Back Into The Religious Fray

Since traditional media prefer to promote right wing blowhard Christian activists on a mission to remake our government according to their limited interpretation of morality, I’ve decided to make a concerted effort to help publicize the works of Christian people and organizations fighting to take their religion back from the conmen/women who are peddling a warped Christianity in order to manipulate people and attain political power. I’m going to start with Randall Balmer, an Evangelical taking on the religious right.

The kind of religious plurality that Randall Balmer describes in his essay, “Jesus Is Not A Republican” excerpted from his soon to be released book, Thy Kingdom Come: How the Religious Right Distorts the Faith and Threatens America: An Evangelical's Lament, is appealing, even to an atheist like me.
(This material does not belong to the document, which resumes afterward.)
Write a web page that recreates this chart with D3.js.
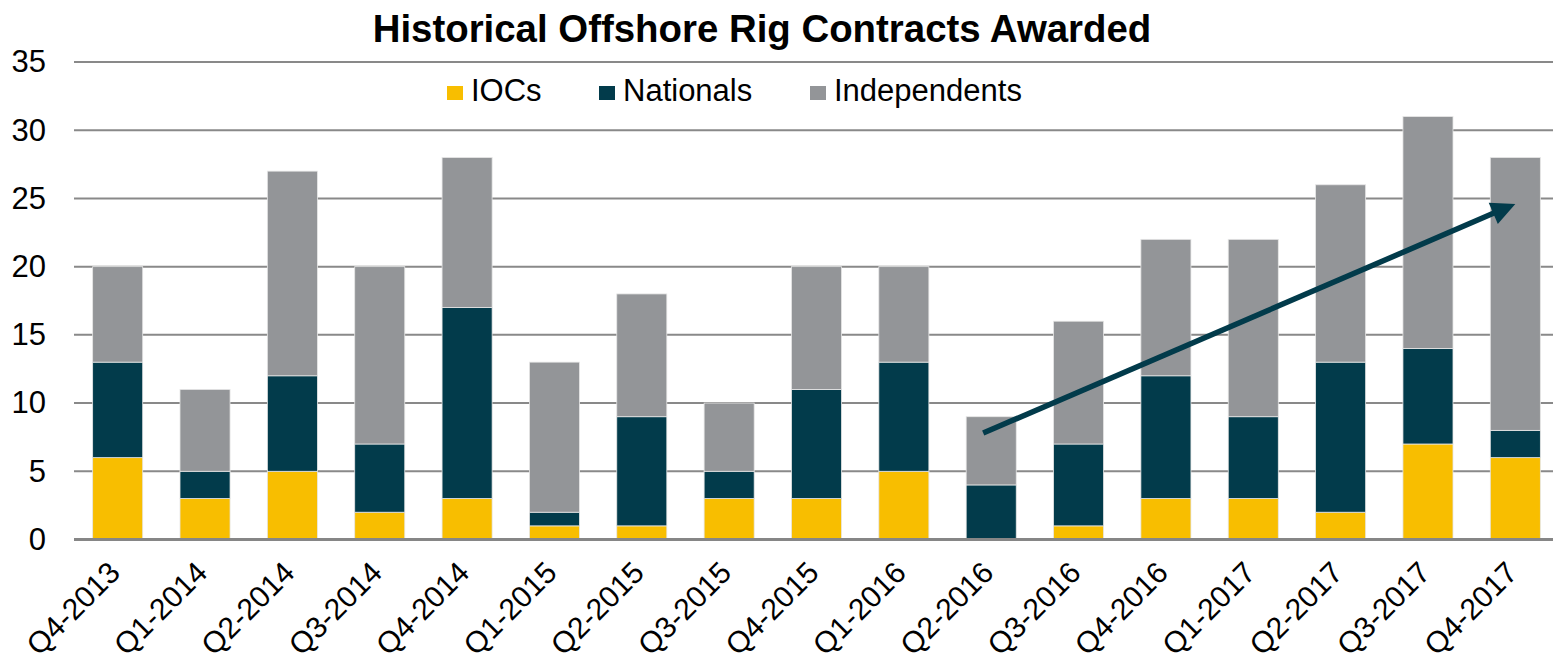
<!DOCTYPE html>
<html>
<head>
<meta charset="utf-8">
<script src="https://cdn.jsdelivr.net/npm/d3@7"></script>
<style>
  html, body { margin: 0; padding: 0; background: #fff; overflow: hidden; }
  text { font-family: "Liberation Sans", Arial, sans-serif; fill: #000; }
</style>
</head>
<body>
<svg id="chart" width="1553" height="667"></svg>
<script>
const categories = ["Q4-2013","Q1-2014","Q2-2014","Q3-2014","Q4-2014","Q1-2015","Q2-2015","Q3-2015","Q4-2015","Q1-2016","Q2-2016","Q3-2016","Q4-2016","Q1-2017","Q2-2017","Q3-2017","Q4-2017"];
const seriesNames = ["IOCs","Nationals","Independents"];
const iocs         = [6, 3, 5, 2, 3, 1, 1, 3, 3, 5, 0, 1, 3, 3, 2, 7, 6];
const nationals    = [7, 2, 7, 5, 14, 1, 8, 2, 8, 8, 4, 6, 9, 6, 11, 7, 2];
const independents = [7, 6, 15, 13, 11, 11, 9, 5, 9, 7, 5, 9, 10, 13, 13, 17, 20];
const yTicks = [0, 5, 10, 15, 20, 25, 30, 35];
const titleText = "Historical Offshore Rig Contracts Awarded";
// trend arrow annotation (category, value)
const arrowFrom = ["Q2-2016", 7.8];
const arrowTo   = ["Q4-2017", 24.6];

const colors = {"IOCs": "#F8BE00", "Nationals": "#023B4B", "Independents": "#939598"};

(function () {
const svg = d3.select("#chart");
const pLeft = 74, pRight = 1559, pTop = 62, pBottom = 539.5;

const x = d3.scaleBand().domain(categories).range([pLeft, pRight])
  .paddingInner(0.427).paddingOuter(0.2135);
const y = d3.scaleLinear().domain([0, 35]).range([pBottom, pTop]);

// gridlines
svg.append("g").selectAll("line").data(yTicks.filter(d => d > 0)).join("line")
  .attr("x1", pLeft).attr("x2", 1553)
  .attr("y1", d => y(d)).attr("y2", d => y(d))
  .attr("stroke", "#898989").attr("stroke-width", 2);

// stacked data
const rows = categories.map((c, i) => ({cat: c, IOCs: iocs[i], Nationals: nationals[i], Independents: independents[i]}));
const stacked = d3.stack().keys(seriesNames)(rows);

svg.append("g").selectAll("g").data(stacked).join("g")
  .attr("fill", d => colors[d.key])
  .selectAll("rect").data(d => d).join("rect")
  .attr("x", d => x(d.data.cat))
  .attr("width", x.bandwidth())
  .attr("y", d => y(d[1]))
  .attr("height", d => y(d[0]) - y(d[1]))
  .attr("stroke", "#e6e6e6").attr("stroke-width", 0.8);

// baseline
svg.append("line").attr("x1", pLeft).attr("x2", 1553)
  .attr("y1", y(0)).attr("y2", y(0))
  .attr("stroke", "#868686").attr("stroke-width", 3);

// y tick labels
const yAxis = d3.axisLeft(y).tickValues(yTicks).tickSize(0).tickPadding(0);
const ya = svg.append("g").attr("transform", `translate(${pLeft - 28},0)`).call(yAxis);
ya.select(".domain").remove();
ya.selectAll("text").attr("font-size", 31).attr("font-family", '"Liberation Sans", Arial, sans-serif').attr("fill", "#000");

// x labels
const xAxis = d3.axisBottom(x).tickSize(0).tickPadding(0);
const xa = svg.append("g").attr("transform", `translate(0,${pBottom})`).call(xAxis);
xa.select(".domain").remove();
xa.selectAll("text")
  .attr("font-size", 30).attr("font-family", '"Liberation Sans", Arial, sans-serif').attr("fill", "#000")
  .attr("text-anchor", "end").attr("dy", null).attr("y", null)
  .attr("transform", "translate(4,35) rotate(-45)");

// title
svg.append("text").attr("x", 762).attr("y", 42).attr("text-anchor", "middle")
  .attr("font-size", 38.4).attr("font-weight", "bold").text(titleText);

// legend
const legendPos = [447, 599, 810];
const lg = svg.append("g").selectAll("g").data(seriesNames).join("g")
  .attr("transform", (d, i) => `translate(${legendPos[i]},0)`);
lg.append("rect").attr("x", 0).attr("y", 86).attr("width", 16).attr("height", 14).attr("fill", d => colors[d]);
lg.append("text").attr("x", 24).attr("y", 101).attr("font-size", 31).text(d => d);

// arrow
const x0 = x(arrowFrom[0]) + x.bandwidth() / 2 - 8, y0 = y(arrowFrom[1]);
const x1 = x(arrowTo[0]) + x.bandwidth() / 2, y1 = y(arrowTo[1]);
const ang = Math.atan2(y1 - y0, x1 - x0);
const headLen = 24, headW = 23;
const bx = x1 - headLen * Math.cos(ang), by = y1 - headLen * Math.sin(ang);
svg.append("line").attr("x1", x0).attr("y1", y0).attr("x2", bx + 2 * Math.cos(ang)).attr("y2", by + 2 * Math.sin(ang))
  .attr("stroke", "#023B4B").attr("stroke-width", 5.5);
const px = -Math.sin(ang), py = Math.cos(ang);
svg.append("path")
  .attr("d", d3.line()([[x1, y1], [bx + px * headW / 2, by + py * headW / 2], [bx - px * headW / 2, by - py * headW / 2]]) + "Z")
  .attr("fill", "#023B4B");
})();
</script>
</body>
</html>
This is the kind of work that I hope Christians will read, especially those that are uncomfortable with the public face that has been put on their religion by the loudest spokesmen for the religious right. Repairing the damage that the religious right has done will not be a passive endeavor.

There is a very real and powerful movement in this country that is intent on creating a theocratic state, ignoring it simply because it is too uncomfortable to discuss will not do us any good as a society. In this media crazed environment, thoughtful religious voices are being marginalized while loud-mouthed religious right activists are given more airtime than the rest of us should have to endure. I have heard over and over from self identified Christians that the religious right doesn’t speak for them and I take them at their word, but the religious right, in conjuncture with the GOP, is using Christianity as a means to gain political power and Randall Balmer makes a great case that it’s time to reclaim your religion and begin marginalizing the political faction so that the ties between religion and politics can be broken for good. That would be great for the country, and as Balmer argues beautifully, better for religion as well.

I may not have any use for religion in my life, but I have no desire to restrict its practice. I honestly believe in religious tolerance, I just don’t believe in tolerating a movement that seeks to legislate the morality of one particular religion. Thank the Founding Fathers for the First Amendment!

5 Comments:

Anonymous Anonymous said...

Hey Liberal girl next door. I have an idea for a clever website. "Republicans Anonymous" A website for disillusioned fiscal conservatives, recovering fascists, blinded loyalists, cowed slaves, misdirected spiritualists, or whatever. It could be entertaining and enlightening. Regular pundits, honest republicans, psuedo-republican wannabees, comics, clowns and nere-do-wells could write about current events in the context of conservative insanity. I'll never put it together cuz I'm hardly computer literate. Well, what do you think?

BTW, "Faith is the substance of things hoped for, the evidence of that which is unseen", (a bibble scripture), determines the Doctrine of Faith, which we can conclude to mean: we can neither to prove nor disprove the existence of God. 'Evidence' is not proof. And, if God's existence were provable, what would then be the meaning of faith and hope? Only frick'n fundamentalists enforce an absolute assurity, even though this is not scriptural.

"Republicans Anonymous", a Help website for those who were once blind but didn't know it.

Huh? Huh?

4:46 PM  
Blogger Graeme said...

I think many of these people have already drank the kool aid

10:41 PM  
Anonymous Anonymous said...

Yuh, an like whatever, man. They drunk the cool aid, so like uuuh... the cool aid... uuh, like, you know, whatever.

11:09 PM  
Anonymous Anonymous said...

Interesting essay, and I wish Mr. Balmer well in his efforts to wrest Jesus from the clutches of Jerry Falwell and his ilk.

1:49 AM  
Anonymous Anonymous said...

I am reading American Theocracy at the moment and find it an essential read on oil, radical right, and debt.
My view of the reasons for the Iraq war has changed. I am still opposed to it today, but I have a better understanding of why they did it and why they lied about it to further themselves.